Blend 3 cups cold water into the batter along with the salt and sugar. At this point, it is ready to use and can be used immediately, or divided into individual quantities and frozen for use at a later date (which I recommend doing unless you are serving lots of people).
Heat a 10-12-inch nonstick skillet over medium-high heat. Brush lightly with ghee.
Make sure the skillet is sizzling hot before making the first crepe. Using an appropriately-sized ladle, quickly pour approximately 1/3 to 1/2 cup of batter into the center of the pan. Tilt pan immediately with a circular motion so that the batter spreads from the center to the edges of the pan, creating a thin crepe. Return pan to heat as soon as the circle is complete. Continue to cook until the crepe is golden and can be loosened from the pan easily with a spatula.
Spread approximately 1/2 cup of the masala potatoes over half the crepe and fold the other half over the top as you would fold an omelet. Slide out of skillet onto a serving plate and serve warm with chutneys, if desired. Repeat with remaining batter, brushing the skillet with ghee between dosas.
Aloo Masala (South Indian Masala Potatoes)2 lb. Yukon Gold potatoes
1/4 cup vegetable oil
1 tsp. black mustard seeds
1/2 tsp. asafoetida (optional)
1/2 tsp. fenugreek seeds
4 medium-sized cloves of garlic, finely chopped
1 tsp. Sambal Oelek
1 large onion, chopped
1-1/2 Tbsp. ground coriander
1 tsp. ground turmeric
1 (2-inch) piece of fresh ginger, peeled and grated
kosher salt to taste
1/3 cup chopped cilantro (optional)
Cook potatoes in boiling water until just tender, 25-30 minutes; drain, peel and cut into 2-inch pieces.

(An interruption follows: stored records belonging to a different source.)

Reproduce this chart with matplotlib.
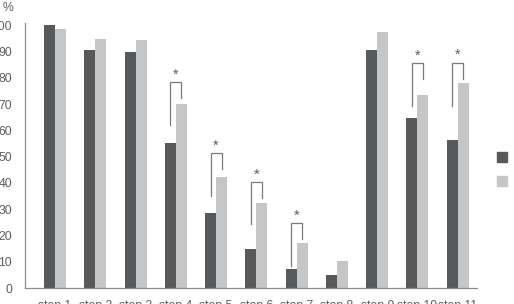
import numpy as np
import matplotlib
import matplotlib.pyplot as plt
from matplotlib.patches import Patch

matplotlib.rcParams.update({'font.family': 'Liberation Sans'})

steps = ['step 1', 'step 2', 'step 3', 'step 4', 'step 5', 'step 6',
         'step 7', 'step 8', 'step 9', 'step 10', 'step 11']
dark_vals  = [100.0, 90.6, 89.8, 55.1, 28.5, 14.9, 7.1, 5.1, 90.6, 64.7, 56.5]
light_vals = [98.5, 94.8, 94.3, 70.1, 42.4, 32.4, 17.1, 10.3, 97.6, 73.4, 78.1]

# significance brackets: group index, left foot, top, right foot
sig_groups = [3, 4, 5, 6, 9, 10]
sig_left   = [61.9, 34.9, 24.3, 8.4, 69.1, 69.4]
sig_top    = [78.4, 51.3, 40.4, 24.6, 85.6, 85.8]
sig_right  = [72.3, 45.2, 34.3, 18.5, 79.4, 79.4]

yticks = np.arange(0, 101, 10)

c_dark, c_light = '#58595b', '#c5c6c7'
c_axis, c_text = '#8c8c8c', '#5e5e5e'
fsize = 8.8

fig = plt.figure(figsize=(5.14, 3.04), dpi=100)
ax = fig.add_axes([0.0492, 0.0526, 0.8782, 0.8704])

x = np.arange(len(steps))
w = 0.273
ax.bar(x - w/2, dark_vals, width=w, color=c_dark, linewidth=0)
ax.bar(x + w/2, light_vals, width=w, color=c_light, linewidth=0)

for g, yl, yt, yr in zip(sig_groups, sig_left, sig_top, sig_right):
    ax.plot([g - w/2, g - w/2, g + w/2, g + w/2], [yl, yt, yt, yr],
            color='#7a7a7a', lw=0.9, solid_joinstyle='miter')
    ax.text(g, yt + 0.2, '*', ha='center', va='bottom', fontsize=10.5, color=c_text)

ax.set_xlim(-0.737, 10.47)
ax.set_ylim(0, 100.7)
ax.set_xticks(x)
ax.set_xticklabels(steps)
ax.set_yticks(yticks)
ax.tick_params(axis='both', length=0, labelsize=fsize, labelcolor=c_text)
ax.tick_params(axis='x', pad=8.5)
ax.tick_params(axis='y', pad=9.5)
for s in ['top', 'right']:
    ax.spines[s].set_visible(False)
for s in ['left', 'bottom']:
    ax.spines[s].set_color(c_axis)
    ax.spines[s].set_linewidth(0.9)

fig.text(3/514, 1 - 8/304, '%', fontsize=fsize, color=c_text, va='center', ha='left')

handles = [Patch(color=c_dark), Patch(color=c_light)]
fig.legend(handles, ['', ''], loc='upper left', bbox_to_anchor=(0.955, 0.52),
           frameon=False, handlelength=0.85, handleheight=0.85,
           labelspacing=1.0, fontsize=fsize, borderpad=0, handletextpad=0.5)

fig.savefig('out.png', dpi=100)
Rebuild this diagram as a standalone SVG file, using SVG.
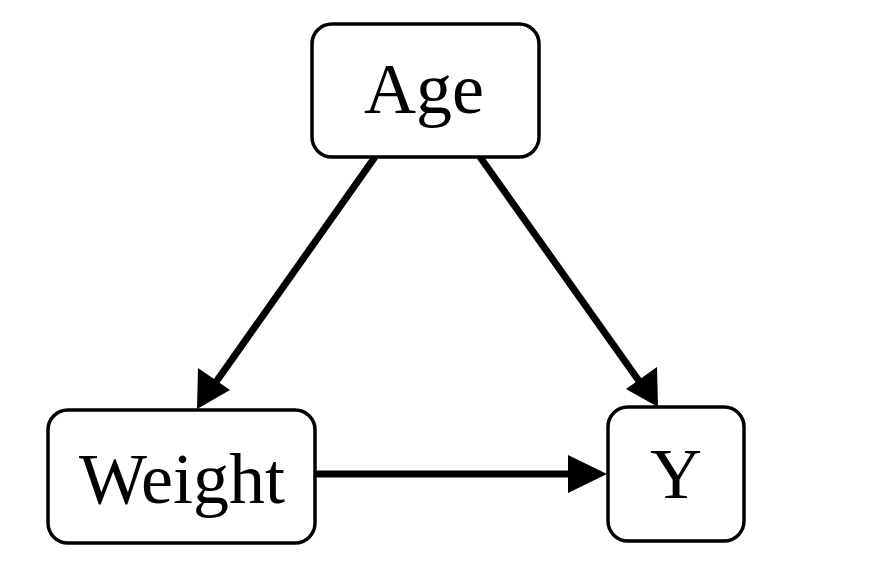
<svg xmlns="http://www.w3.org/2000/svg" width="874" height="567" viewBox="0 0 874 567">
<style>
.box{fill:#fff;stroke:#000;stroke-width:3.5}
.lbl{font-family:'Liberation Serif',serif;font-size:72px;fill:#000;text-anchor:middle}
.edge{stroke:#000;stroke-width:7;fill:none}
.head{fill:#000}
</style>
<rect width="874" height="567" fill="#fff"/>
<g id="connectors">
<line class="edge" x1="375" y1="157" x2="216" y2="382"/>
<polygon class="head" points="197,409 198,368 230,390"/>
<line class="edge" x1="480" y1="157" x2="639" y2="381"/>
<polygon class="head" points="658,407 626,389 657,367"/>
<line class="edge" x1="316" y1="474" x2="572" y2="474"/>
<polygon class="head" points="607,474 568,455 568,493"/>
</g>
<g id="age">
<rect class="box" x="312" y="24" width="227" height="133" rx="20"/>
<text class="lbl" x="424" y="113" font-family="Liberation Serif">Age</text>
</g>
<g id="weight">
<rect class="box" x="48" y="410" width="267" height="133" rx="20"/>
<text class="lbl" x="182" y="503" font-family="Liberation Serif">Weight</text>
</g>
<g id="y">
<rect class="box" x="608" y="407" width="136" height="134" rx="20"/>
<text class="lbl" x="676" y="498" font-family="Liberation Serif">Y</text>
</g>
</svg>
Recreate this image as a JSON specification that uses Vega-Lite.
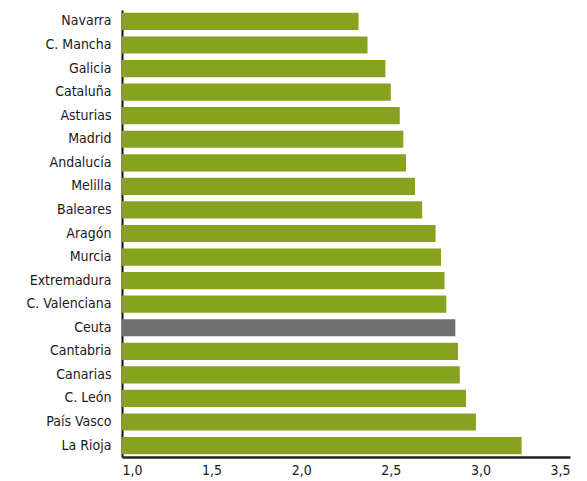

Heat oil in a 6-qt. saucepan over medium-high heat. Add mustard seeds and fry until they pop, 1-2 minutes. Add asafoetida and fenugreek seeds and continue to cook 1 minute. Add garlic and onion and cook until golden, 8-10 minutes.
Add potatoes, sambal, coriander, turmeric, ginger, salt, and a half cup cold water. Cook mixture until it is bubbling. Reduce heat to medium-low and cook, covered, until potatoes are tender, 8-10 minutes.
Uncover and stir, mashing lightly. Continue to cook until slightly dry, 4-5 minutes. Stir in cilantro if desired.